A pulley broke as I was driving on the highway last week, which caused the timing belt to come off. When the pulley broke, the bolt snapped off, flush with the block. The mechanic spent hours trying to...
Where do I start with this one?...There are several things that I see that is wrong with this picture.
OK. To begin this thing, I think I should first say that although you did not mention which engine your 1994 Ford Probe is equipped with, it makes little difference because BOTH of the engines available for that year and model (4 cylinder 2.0L (VIN code [A]) and the V6 2.5L (VIN code [B]) are what is called "interference engines". This means that if the timing belt breaks or comes off for any reason with the engine running, The pistons WILL contact the valves and damage to the valve and possibly the piston will occur.
You probably will not notice or "hear" when this happens. I have actually had one do it in the shop while I had my head under the hood. It made a single, loud "POP" and that was it. Once the valve got bent over inside the cylinder, the piston no longer made contact. However, the damage was done!
Then I have a serious problem with the way the mechanic handled this one.
When an interference engine loses a timing belt, the FIRST thing the mechanic should have checked for is damage to the engine due to piston/valve contact.

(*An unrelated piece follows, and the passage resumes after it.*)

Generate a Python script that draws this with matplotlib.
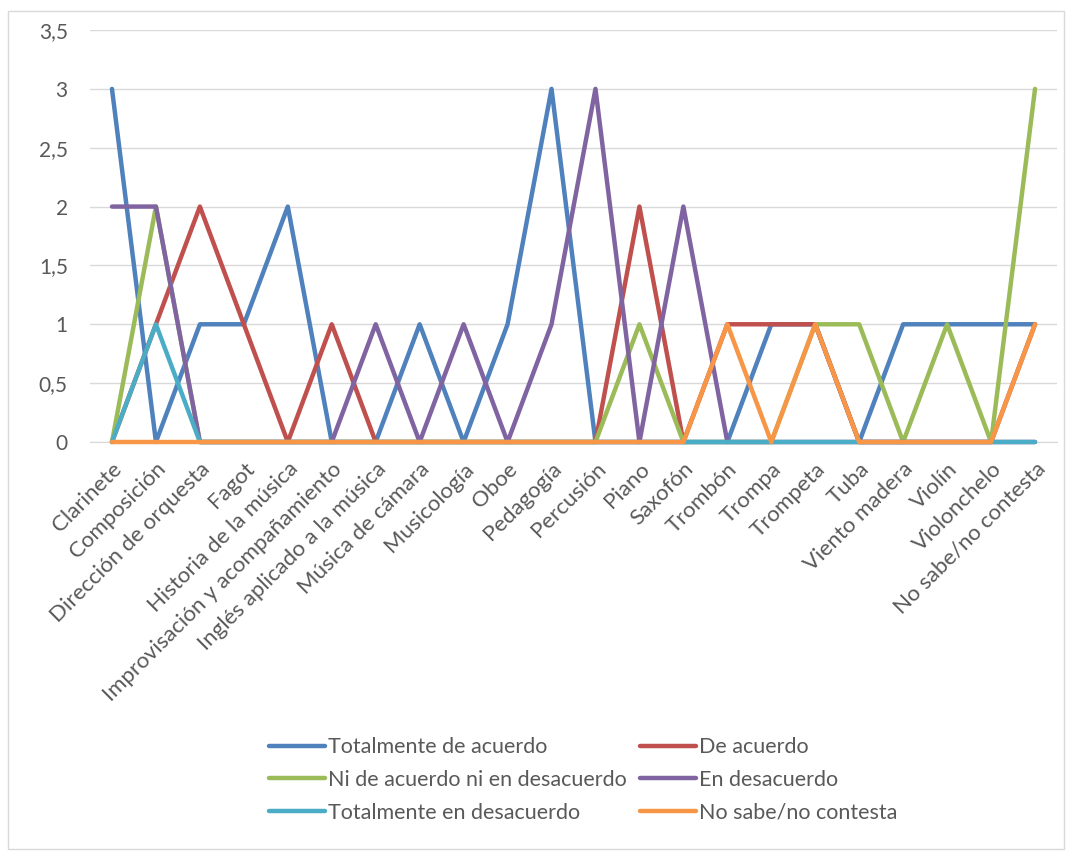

This is done by removing the cams from the cylinder head(s) to allow all the valves to close and perform a cylinder leakage test to identify any cylinders with bent valves. Removing the cams is also REQUIRED to get the engine back into time anyway, so this is not a waste of labor.
The mechanic should NEVER have attempted to rotate the crankshaft or the camshaft without the timing belt in place. If there was any possibility that there was no damage done when the timing belt broke, that chance just went down the drain. The fact that the cams rotated DOES NOT mean that there is no damage to the valves.
Then comes the question of the broken bolt. Yes, I can see the possible need to remove the engine to get the bolt removed. If he knew what he was doing, this should be nothing but a thing. You do not trash an entire engine over a bot that is broken off in the block. If the piece cannot be coaxed into simply unscrewing from the block, there are other alternatives, including drilling the hole out oversize and installing a helicoil to restore the threads in the block.
Then with all of this said, I would have to ask about the general condition of the REST of the vehicle. After all, we ARE talking about an 18 year old car here. Is the car itself worth the expense of removing this engine to repair it. Is it worth the cost of possibly having to replace a piston or cylinder head? Only the customer can make that judgement, however, the mechanic should ADVISE the customer in situations like this, based on his overall evaluation of the ENTIRE vehicle. But then again, this should have all occured LONG be fore the engine was removed in an attempt to drill out the bolt.